Republican Voters of District of Columbia Nominate Incumbent Mayor to be Republican Nominee

The District of Columbia Board of Elections has now tabulated the write-in vote from the September 14 primary.  No one had appeared on the Republican primary ballot for Mayor of Washington.  However, incumbent Democratic Mayor Adrian Fenty received enough write-in votes in the Republican primary, so that he may become the Republican nominee, if he accepts the nomination.  He must decide by close of business, September 17;and if he accepts, he must change his registration from “Democratic” to “Republican.”  Here is the Board’s tabulation.  Write-in candidates also received enough votes in the Republican primary for two other partisan District offices.  Thanks to Political Wire for the link.  UPDATE:  this story says D.C. election law would not allow Fenty to accept the Republican nomination, because he would have switched parties too late.  However, he could still be a write-in candidate in the November election.

The Mayor, who had been running for re-election, had lost the Democratic nomination on September 14.  He had been elected as a Democrat in 2006.

There is still no decision in the lawsuit filed last year, to force the Board of Elections to count the write-in votes for Bob Barr in the 2008 presidential election.

Another U.S. District Court in Virginia Upholds Residency Requirement for Petitioners

On September 17, a second U.S. District Court Judge in Virginia upheld the state’s law that won’t let circulators work if they don’t live in the district.  The case is Libertarian Party of Virginia v Virginia State Board of Elections, 1:10-cv-615.

The decision says the the burden on the candidate that he or she only use in-district residents is “not severe”, but the 27-page opinion complete misses the point that the restriction is severe when applied to the circulator.  There is not a word in the decision about the rights of circulators.  The decision does not even mention the U.S. Supreme Court decision Buckley v American Constitutional Law Foundation until page 23, only four pages from the end.  The U.S. Supreme Court had applied strict scrutiny when it struck down a law banning circulators who aren’t registered voters, but this decision does not mention that the U.S. Supreme Court used strict scrutiny.

The opinion tries to dispose of all the precedents that have struck down residency requirements in other states, by saying those cases only applied to petitions that require more signatures than Virginia does.  But, the decision ignores cases that struck down residency requirements for circulators from Connecticut, New Jersey and Pennsylvania that did not require a large number of signatures.  And it does not mention the 9th and 10th circuit cases, striking down residency for circulators, at all.

Vermont Lawsuit Against June Petition Deadline Moves Ahead

Earlier this year, the Vermont legislature moved the independent candidate petition deadline from September to June.  On August 25, an independent candidate for the U.S. House, Jerry Trudell, filed a lawsuit in state court, alleging that the new deadline is unconstitutional.  He had submitted his petition a few days before the primary, but the state had refused to accept it, because it was too late.  Vermont held its primary this year on August 24.
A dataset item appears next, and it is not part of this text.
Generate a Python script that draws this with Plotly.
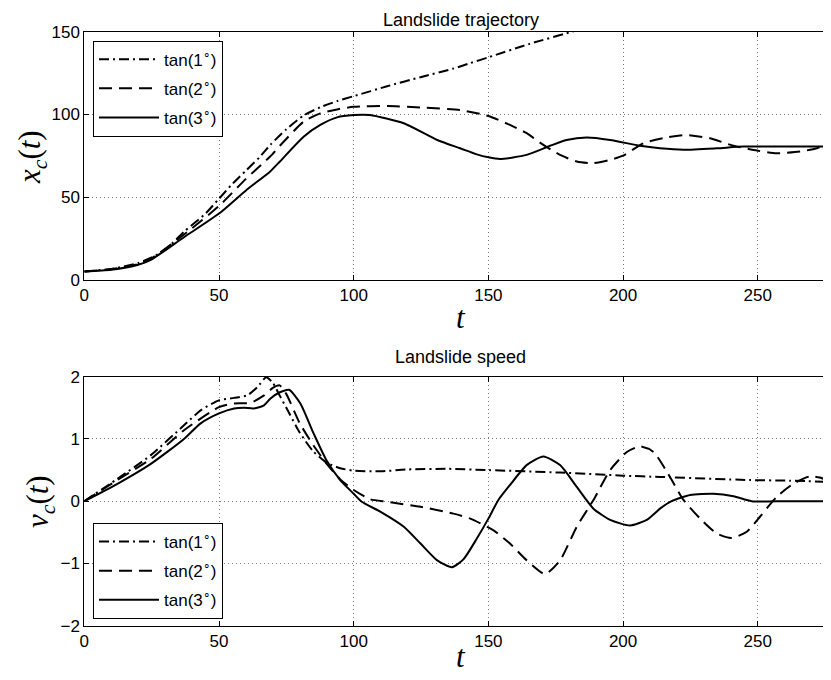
import plotly.graph_objects as go

# ---------------- data: landslide trajectory x_c(t) ----------------
t_x1 = [0, 10, 20, 25, 30, 37, 45, 50, 55, 60, 65, 69, 75, 81.4, 87.6, 93.8, 100,
        112.4, 124.8, 137, 143.3, 150, 165, 182.8, 200]
x1 = [5, 6.5, 10, 13.5, 18, 29, 40, 49, 58, 66, 74, 81.5, 91, 99.3, 104.3, 108, 111,
      117, 122.5, 127.7, 131, 134.5, 142.5, 150.8, 158.5]

t_x2 = [0, 10, 20, 25, 37, 50, 60, 69, 72.6, 81.4, 87.6, 93.8, 100, 112.4, 124.8, 139.5,
        150, 158, 164.2, 170.4, 176.6, 182.8, 189, 195.2, 200, 207.5, 216.2, 223.6, 232.3,
        241, 250, 257, 265.7, 271.9, 277.2]
x2 = [5, 6.3, 9.5, 13, 27.3, 44.6, 61, 74.5, 81, 95.6, 100.6, 103, 104.6, 105, 104.2, 102.6,
      99, 93.6, 88.6, 81.5, 75.5, 71.5, 70.5, 72.5, 75, 82.5, 86, 87.5, 85.5,
      81, 78, 76.5, 77.5, 79.5, 82.5]

t_x3 = [0, 10, 20, 24.7, 37, 50, 60, 69, 72.6, 81.4, 87.6, 93.8, 100, 106, 118.6, 131, 139.5,
        145.7, 150, 154.3, 164.2, 172.9, 179, 186.5, 195.2, 206.3, 213.7, 222.4, 234.8,
        244.7, 260, 277.2]
x3 = [5, 6, 9, 12, 25.7, 40, 54, 65.5, 71.5, 86.5, 93.6, 98.2, 99.6, 99.6, 94.6, 84.5, 79.5,
      75.8, 74, 73, 75.5, 81, 84.5, 86, 84.5, 81, 79.5, 78.6, 79.5,
      80.5, 80.5, 80.5]

# ---------------- data: landslide speed v_c(t) ----------------
t_v1 = [0, 12.3, 24.7, 37, 43.2, 50, 55.6, 60.5, 64.2, 67.5, 70, 72.5, 75, 80, 85, 90, 95,
        100, 110, 120, 135, 150, 176.6, 200, 213.7, 247, 262, 277.2]
v1 = [0, 0.36, 0.74, 1.22, 1.46, 1.62, 1.66, 1.7, 1.83, 1.99, 1.9, 1.7, 1.5, 1.1, 0.8, 0.62, 0.53,
      0.49, 0.48, 0.51, 0.52, 0.5, 0.46, 0.41, 0.39, 0.34, 0.33, 0.31]

t_v2 = [0, 12.3, 24.7, 37, 50, 55.6, 61.7, 66.7, 70, 72.5, 75, 80, 85, 90, 95, 100, 106.2,
        112.4, 124.8, 137, 143.3, 151.9, 158, 164.2, 171, 176.6, 182.8, 189, 195.2, 201.4,
        206.3, 211.3, 217.4, 222.4, 228.6, 234.8, 240.3, 245.9, 250.8, 257, 263.2, 269.4,
        273, 277.2]
v2 = [0, 0.34, 0.68, 1.14, 1.51, 1.57, 1.58, 1.7, 1.82, 1.86, 1.72, 1.25, 0.9, 0.6, 0.35, 0.18,
      0.03, -0.01, -0.09, -0.2, -0.28, -0.47, -0.68, -0.95, -1.17, -0.95, -0.41, 0.02, 0.5,
      0.79, 0.88, 0.79, 0.39, 0.02, -0.28, -0.52, -0.59, -0.49, -0.25, 0.07, 0.28, 0.4,
      0.38, 0.31]

t_v3 = [0, 12.3, 24.7, 37, 43.2, 50, 55.6, 59.3, 63, 66.7, 69.1, 72.6, 76, 80.2, 85.1, 90.1,
        95, 100, 103, 110, 118.6, 124.8, 131, 136.5, 140.8, 145.7, 150, 153.7, 158, 164.2,
        170.4, 176.6, 182.8, 189, 195.2, 202.6, 208.8, 213.7, 218, 224.9, 233.5, 241, 247.7,
        260, 277.2]
v3 = [0, 0.28, 0.6, 1.0, 1.25, 1.41, 1.49, 1.5, 1.49, 1.54, 1.65, 1.75, 1.79, 1.57, 1.09, 0.64,
      0.34, 0.12, -0.01, -0.17, -0.41, -0.68, -0.95, -1.06, -0.93, -0.6, -0.28, 0.02, 0.26, 0.58,
      0.72, 0.58, 0.23, -0.12, -0.3, -0.39, -0.3, -0.12, 0.0, 0.1, 0.12, 0.08, 0.0,
      0.0, 0.0]

labels = ["tan(1<sup>∘</sup>)", "tan(2<sup>∘</sup>)", "tan(3<sup>∘</sup>)"]
x_ticks = [0, 50, 100, 150, 200, 250]

# page body adds an 8px margin; positions below are reference pixels minus that offset
OFF = 8
W, H = 831, 680
def px(x):
    return (x - OFF) / W
def py(y):
    return 1 - (y - OFF) / H

left, right = 84.3, 831
top1, bot1 = 31.7, 279.7
top2, bot2 = 376.7, 625.7

dash_dd = "10px,4px,2px,4px"
dash_d = "13px,7px"
styles = [dash_dd, dash_d, "solid"]

fig = go.Figure()
for i, (t, x) in enumerate([(t_x1, x1), (t_x2, x2), (t_x3, x3)]):
    fig.add_trace(go.Scatter(x=t, y=x, mode="lines", name=labels[i],
                             line=dict(color="black", width=2, dash=styles[i],
                                       shape="spline", smoothing=0.6),
                             xaxis="x", yaxis="y", legend="legend",
                             legendgroup="a%d" % i))
for i, (t, v) in enumerate([(t_v1, v1), (t_v2, v2), (t_v3, v3)]):
    fig.add_trace(go.Scatter(x=t, y=v, mode="lines", name=labels[i],
                             line=dict(color="black", width=2, dash=styles[i],
                                       shape="spline", smoothing=0.6),
                             xaxis="x2", yaxis="y2", legend="legend2",
                             legendgroup="b%d" % i))

font_tick = dict(family="Liberation Sans, Arial, sans-serif", size=17, color="black")
xdom = [px(left), px(right)]

def xa(anchor):
    return dict(domain=xdom, range=[0, (right - left) / 2.694], anchor=anchor,
                tickvals=x_ticks, ticks="inside", ticklen=5, tickcolor="black",
                showline=True, linecolor="black", linewidth=1, mirror="ticks",
                showgrid=True, gridcolor="#777", griddash="1px,3px", gridwidth=1,
                zeroline=False, tickfont=font_tick, automargin=False)

def ya(anchor, dom, rng, dtick):
    return dict(domain=dom, range=rng, anchor=anchor, dtick=dtick,
                ticks="inside", ticklen=5, tickcolor="black",
                showline=True, linecolor="black", linewidth=1, mirror=False,
                showgrid=True, gridcolor="#777", griddash="1px,3px", gridwidth=1,
                zeroline=False, tickfont=font_tick, automargin=False)

leg = dict(x=px(93), xanchor="left", yanchor="top", bgcolor="white",
           bordercolor="black", borderwidth=1, font=font_tick,
           traceorder="grouped", tracegroupgap=4, itemwidth=60)

fig.update_layout(
    width=W, height=H, margin=dict(l=0, r=0, t=0, b=0),
    paper_bgcolor="white", plot_bgcolor="white",
    xaxis=xa("y"),
    yaxis=ya("x", [py(bot1), py(top1)], [0, 150], 50),
    xaxis2=xa("y2"),
    yaxis2=ya("x2", [py(bot2), py(top2)], [-2, 2], 1),
    legend=dict(leg, y=py(40.7)),
    legend2=dict(leg, y=py(523)),
    showlegend=True,
)

title_font = dict(family="Liberation Sans, Arial, sans-serif", size=18, color="black")
math_font = dict(family="Liberation Serif, Times New Roman, serif", size=31, color="black")
xc = px((left + right) / 2 + 3)
ann = [
    dict(text="Landslide trajectory", x=xc, y=py(8), font=title_font, yanchor="top"),
    dict(text="Landslide speed", x=xc, y=py(357), font=title_font),
    dict(text="<i>x<sub>c</sub></i>(<i>t</i>)", x=px(32), y=py(157),
         font=math_font, textangle=-90),
    dict(text="<i>v<sub>c</sub></i>(<i>t</i>)", x=px(40), y=py(502),
         font=math_font, textangle=-90),
    dict(text="<i>t</i>", x=px(460.7), y=py(318), font=math_font),
    dict(text="<i>t</i>", x=px(460.7), y=py(656), font=math_font),
]
for a in ann:
    a.setdefault("yanchor", "middle")
    a.update(xref="paper", yref="paper", showarrow=False, xanchor="center")
fig.update_layout(annotations=ann)

fig.write_html("out.html")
On September 15, the state filed its brief in Trudell’s lawsuit, defending the law and asking that the lawsuit be dismissed.  The case is Trudell v Markowitz, Washington County Superior Court, 612-8-10-WN-cv.

Courts have struck down independent candidate petition deadlines (for office other than President), if the deadline was earlier than the primary, in Alabama, Alaska, Arkansas, Illinois, Indiana, Kansas, Kentucky, Maine, Maryland, Massachusetts, New Jersey, Ohio, and Pennsylvania.  The Arkansas decision was summarily affirmed by the U.S. Supreme Court.  Also, independent presidential candidates won deadline lawsuits against petition deadlines in Missouri, Nevada, New Mexico, and North Carolina, and the state legislatures in those states interpreted those decisions to mean that the old deadline was unconstitutional for all independent candidates, not just presidential independent candidates, and improved the deadlines for all independent candidates.

There are no court precedents upholding a state law that sets the petition deadline for independent candidates before the primary (or the day before the primary), except for a strange 1994 decision from the 9th circuit, concerning Washington state, in which none of the plaintiff-candidates had been harmed by the deadline complained about.  There had been a 1986 precedent from the 7th circuit upholding such an early deadline, but in 2006 the 7th circuit had overruled that old decision.